Exercise directions → Extract the whole listing as it stands. Do not include the pictures.

Input material →
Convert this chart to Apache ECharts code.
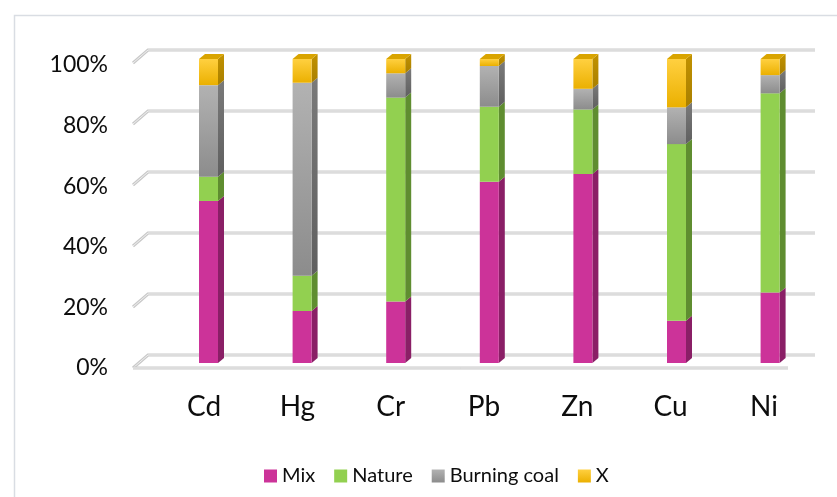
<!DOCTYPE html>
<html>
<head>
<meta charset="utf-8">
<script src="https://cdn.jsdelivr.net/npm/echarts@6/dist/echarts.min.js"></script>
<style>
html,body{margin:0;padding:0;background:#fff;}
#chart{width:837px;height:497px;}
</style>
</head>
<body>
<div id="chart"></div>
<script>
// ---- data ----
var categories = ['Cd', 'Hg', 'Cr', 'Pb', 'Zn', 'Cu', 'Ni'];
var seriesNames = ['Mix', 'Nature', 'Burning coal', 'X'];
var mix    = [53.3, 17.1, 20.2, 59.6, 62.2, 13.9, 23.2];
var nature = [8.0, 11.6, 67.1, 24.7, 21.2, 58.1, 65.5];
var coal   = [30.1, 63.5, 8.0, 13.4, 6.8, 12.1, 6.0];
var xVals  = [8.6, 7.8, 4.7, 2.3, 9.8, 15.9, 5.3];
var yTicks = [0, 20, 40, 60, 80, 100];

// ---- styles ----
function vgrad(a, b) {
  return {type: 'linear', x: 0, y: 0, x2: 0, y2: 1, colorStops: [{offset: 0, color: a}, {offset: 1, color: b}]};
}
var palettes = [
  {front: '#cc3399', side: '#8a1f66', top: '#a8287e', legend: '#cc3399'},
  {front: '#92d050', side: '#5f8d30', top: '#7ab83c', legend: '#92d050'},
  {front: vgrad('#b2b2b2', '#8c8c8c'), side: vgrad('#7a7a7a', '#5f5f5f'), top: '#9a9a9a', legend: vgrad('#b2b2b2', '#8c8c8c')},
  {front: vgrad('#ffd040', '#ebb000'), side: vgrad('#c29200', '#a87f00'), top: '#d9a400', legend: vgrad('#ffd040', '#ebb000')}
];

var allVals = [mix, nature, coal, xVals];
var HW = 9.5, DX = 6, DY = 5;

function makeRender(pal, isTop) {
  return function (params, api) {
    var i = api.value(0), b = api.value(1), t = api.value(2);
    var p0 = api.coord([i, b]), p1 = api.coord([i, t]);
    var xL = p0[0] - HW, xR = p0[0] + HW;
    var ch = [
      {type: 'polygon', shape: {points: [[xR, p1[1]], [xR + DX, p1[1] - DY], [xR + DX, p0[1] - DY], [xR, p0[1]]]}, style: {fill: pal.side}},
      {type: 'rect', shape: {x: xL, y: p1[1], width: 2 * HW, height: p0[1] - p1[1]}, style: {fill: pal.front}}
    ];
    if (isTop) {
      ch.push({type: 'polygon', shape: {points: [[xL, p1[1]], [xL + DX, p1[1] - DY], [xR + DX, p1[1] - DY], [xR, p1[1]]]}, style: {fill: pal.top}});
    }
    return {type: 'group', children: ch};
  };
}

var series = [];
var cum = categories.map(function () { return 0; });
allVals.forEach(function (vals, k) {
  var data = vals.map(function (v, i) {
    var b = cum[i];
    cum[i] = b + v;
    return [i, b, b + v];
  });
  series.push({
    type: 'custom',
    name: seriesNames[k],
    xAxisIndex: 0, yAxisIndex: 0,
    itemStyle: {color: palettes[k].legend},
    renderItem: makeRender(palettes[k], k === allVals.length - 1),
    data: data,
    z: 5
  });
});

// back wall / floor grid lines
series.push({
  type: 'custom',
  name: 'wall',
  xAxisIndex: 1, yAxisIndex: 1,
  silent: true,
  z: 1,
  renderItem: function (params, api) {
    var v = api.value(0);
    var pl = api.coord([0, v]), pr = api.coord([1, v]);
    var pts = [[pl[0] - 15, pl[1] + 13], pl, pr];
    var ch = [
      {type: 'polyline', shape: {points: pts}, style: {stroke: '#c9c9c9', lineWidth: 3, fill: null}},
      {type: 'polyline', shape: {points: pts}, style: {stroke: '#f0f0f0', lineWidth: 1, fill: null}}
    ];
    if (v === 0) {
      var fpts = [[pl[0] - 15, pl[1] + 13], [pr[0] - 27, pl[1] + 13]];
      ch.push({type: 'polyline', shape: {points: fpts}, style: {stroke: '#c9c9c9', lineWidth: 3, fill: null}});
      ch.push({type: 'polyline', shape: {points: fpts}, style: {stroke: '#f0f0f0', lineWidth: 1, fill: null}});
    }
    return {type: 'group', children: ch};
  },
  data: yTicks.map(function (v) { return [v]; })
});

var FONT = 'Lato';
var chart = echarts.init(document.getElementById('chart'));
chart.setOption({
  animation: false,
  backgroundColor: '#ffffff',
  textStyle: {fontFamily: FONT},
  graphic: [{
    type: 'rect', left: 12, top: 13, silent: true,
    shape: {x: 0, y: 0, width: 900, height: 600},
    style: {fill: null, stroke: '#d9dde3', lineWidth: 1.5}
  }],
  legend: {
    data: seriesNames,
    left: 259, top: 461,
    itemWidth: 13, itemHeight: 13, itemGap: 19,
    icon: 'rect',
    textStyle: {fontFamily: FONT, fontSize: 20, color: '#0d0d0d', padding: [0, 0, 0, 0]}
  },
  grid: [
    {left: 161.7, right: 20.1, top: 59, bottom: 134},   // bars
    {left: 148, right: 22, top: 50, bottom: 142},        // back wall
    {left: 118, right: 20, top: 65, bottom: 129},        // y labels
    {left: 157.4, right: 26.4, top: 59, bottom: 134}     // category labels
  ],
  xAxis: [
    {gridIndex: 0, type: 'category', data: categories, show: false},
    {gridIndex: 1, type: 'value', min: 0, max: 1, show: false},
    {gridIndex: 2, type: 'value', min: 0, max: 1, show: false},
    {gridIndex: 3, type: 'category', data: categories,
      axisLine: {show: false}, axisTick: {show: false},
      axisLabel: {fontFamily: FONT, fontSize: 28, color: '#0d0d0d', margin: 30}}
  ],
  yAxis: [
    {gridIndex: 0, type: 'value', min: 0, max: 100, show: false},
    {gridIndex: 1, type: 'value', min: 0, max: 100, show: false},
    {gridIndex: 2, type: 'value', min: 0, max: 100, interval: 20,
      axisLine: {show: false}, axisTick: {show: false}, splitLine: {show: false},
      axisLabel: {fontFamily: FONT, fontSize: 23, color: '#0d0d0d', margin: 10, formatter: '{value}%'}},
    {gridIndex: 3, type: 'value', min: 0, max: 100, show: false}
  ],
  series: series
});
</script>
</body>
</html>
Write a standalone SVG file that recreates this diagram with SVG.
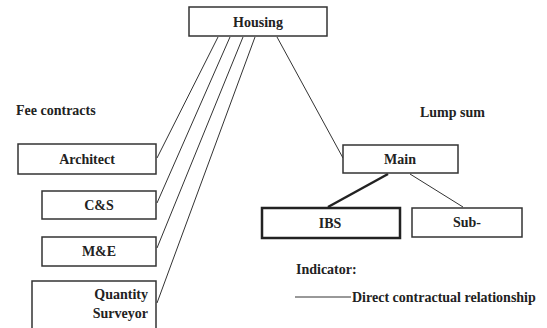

Output for this exercise →
Convert this chart to Apache ECharts code.
<!DOCTYPE html>
<html>
<head>
<meta charset="utf-8">
<script src="https://cdn.jsdelivr.net/npm/echarts@6/dist/echarts.min.js"></script>
<style>
html,body{margin:0;padding:0;background:#fff;}
#chart{width:837px;height:497px;}
</style>
</head>
<body>
<div id="chart"></div>
<script>
// ---- data ----
var categories = ['Cd', 'Hg', 'Cr', 'Pb', 'Zn', 'Cu', 'Ni'];
var seriesNames = ['Mix', 'Nature', 'Burning coal', 'X'];
var mix    = [53.3, 17.1, 20.2, 59.6, 62.2, 13.9, 23.2];
var nature = [8.0, 11.6, 67.1, 24.7, 21.2, 58.1, 65.5];
var coal   = [30.1, 63.5, 8.0, 13.4, 6.8, 12.1, 6.0];
var xVals  = [8.6, 7.8, 4.7, 2.3, 9.8, 15.9, 5.3];
var yTicks = [0, 20, 40, 60, 80, 100];

// ---- styles ----
function vgrad(a, b) {
  return {type: 'linear', x: 0, y: 0, x2: 0, y2: 1, colorStops: [{offset: 0, color: a}, {offset: 1, color: b}]};
}
var palettes = [
  {front: '#cc3399', side: '#8a1f66', top: '#a8287e', legend: '#cc3399'},
  {front: '#92d050', side: '#5f8d30', top: '#7ab83c', legend: '#92d050'},
  {front: vgrad('#b2b2b2', '#8c8c8c'), side: vgrad('#7a7a7a', '#5f5f5f'), top: '#9a9a9a', legend: vgrad('#b2b2b2', '#8c8c8c')},
  {front: vgrad('#ffd040', '#ebb000'), side: vgrad('#c29200', '#a87f00'), top: '#d9a400', legend: vgrad('#ffd040', '#ebb000')}
];

var allVals = [mix, nature, coal, xVals];
var HW = 9.5, DX = 6, DY = 5;

function makeRender(pal, isTop) {
  return function (params, api) {
    var i = api.value(0), b = api.value(1), t = api.value(2);
    var p0 = api.coord([i, b]), p1 = api.coord([i, t]);
    var xL = p0[0] - HW, xR = p0[0] + HW;
    var ch = [
      {type: 'polygon', shape: {points: [[xR, p1[1]], [xR + DX, p1[1] - DY], [xR + DX, p0[1] - DY], [xR, p0[1]]]}, style: {fill: pal.side}},
      {type: 'rect', shape: {x: xL, y: p1[1], width: 2 * HW, height: p0[1] - p1[1]}, style: {fill: pal.front}}
    ];
    if (isTop) {
      ch.push({type: 'polygon', shape: {points: [[xL, p1[1]], [xL + DX, p1[1] - DY], [xR + DX, p1[1] - DY], [xR, p1[1]]]}, style: {fill: pal.top}});
    }
    return {type: 'group', children: ch};
  };
}

var series = [];
var cum = categories.map(function () { return 0; });
allVals.forEach(function (vals, k) {
  var data = vals.map(function (v, i) {
    var b = cum[i];
    cum[i] = b + v;
    return [i, b, b + v];
  });
  series.push({
    type: 'custom',
    name: seriesNames[k],
    xAxisIndex: 0, yAxisIndex: 0,
    itemStyle: {color: palettes[k].legend},
    renderItem: makeRender(palettes[k], k === allVals.length - 1),
    data: data,
    z: 5
  });
});

// back wall / floor grid lines
series.push({
  type: 'custom',
  name: 'wall',
  xAxisIndex: 1, yAxisIndex: 1,
  silent: true,
  z: 1,
  renderItem: function (params, api) {
    var v = api.value(0);
    var pl = api.coord([0, v]), pr = api.coord([1, v]);
    var pts = [[pl[0] - 15, pl[1] + 13], pl, pr];
    var ch = [
      {type: 'polyline', shape: {points: pts}, style: {stroke: '#c9c9c9', lineWidth: 3, fill: null}},
      {type: 'polyline', shape: {points: pts}, style: {stroke: '#f0f0f0', lineWidth: 1, fill: null}}
    ];
    if (v === 0) {
      var fpts = [[pl[0] - 15, pl[1] + 13], [pr[0] - 27, pl[1] + 13]];
      ch.push({type: 'polyline', shape: {points: fpts}, style: {stroke: '#c9c9c9', lineWidth: 3, fill: null}});
      ch.push({type: 'polyline', shape: {points: fpts}, style: {stroke: '#f0f0f0', lineWidth: 1, fill: null}});
    }
    return {type: 'group', children: ch};
  },
  data: yTicks.map(function (v) { return [v]; })
});

var FONT = 'Lato';
var chart = echarts.init(document.getElementById('chart'));
chart.setOption({
  animation: false,
  backgroundColor: '#ffffff',
  textStyle: {fontFamily: FONT},
  graphic: [{
    type: 'rect', left: 12, top: 13, silent: true,
    shape: {x: 0, y: 0, width: 900, height: 600},
    style: {fill: null, stroke: '#d9dde3', lineWidth: 1.5}
  }],
  legend: {
    data: seriesNames,
    left: 259, top: 461,
    itemWidth: 13, itemHeight: 13, itemGap: 19,
    icon: 'rect',
    textStyle: {fontFamily: FONT, fontSize: 20, color: '#0d0d0d', padding: [0, 0, 0, 0]}
  },
  grid: [
    {left: 161.7, right: 20.1, top: 59, bottom: 134},   // bars
    {left: 148, right: 22, top: 50, bottom: 142},        // back wall
    {left: 118, right: 20, top: 65, bottom: 129},        // y labels
    {left: 157.4, right: 26.4, top: 59, bottom: 134}     // category labels
  ],
  xAxis: [
    {gridIndex: 0, type: 'category', data: categories, show: false},
    {gridIndex: 1, type: 'value', min: 0, max: 1, show: false},
    {gridIndex: 2, type: 'value', min: 0, max: 1, show: false},
    {gridIndex: 3, type: 'category', data: categories,
      axisLine: {show: false}, axisTick: {show: false},
      axisLabel: {fontFamily: FONT, fontSize: 28, color: '#0d0d0d', margin: 30}}
  ],
  yAxis: [
    {gridIndex: 0, type: 'value', min: 0, max: 100, show: false},
    {gridIndex: 1, type: 'value', min: 0, max: 100, show: false},
    {gridIndex: 2, type: 'value', min: 0, max: 100, interval: 20,
      axisLine: {show: false}, axisTick: {show: false}, splitLine: {show: false},
      axisLabel: {fontFamily: FONT, fontSize: 23, color: '#0d0d0d', margin: 10, formatter: '{value}%'}},
    {gridIndex: 3, type: 'value', min: 0, max: 100, show: false}
  ],
  series: series
});
</script>
</body>
</html>
Write a standalone SVG file that recreates this diagram with SVG.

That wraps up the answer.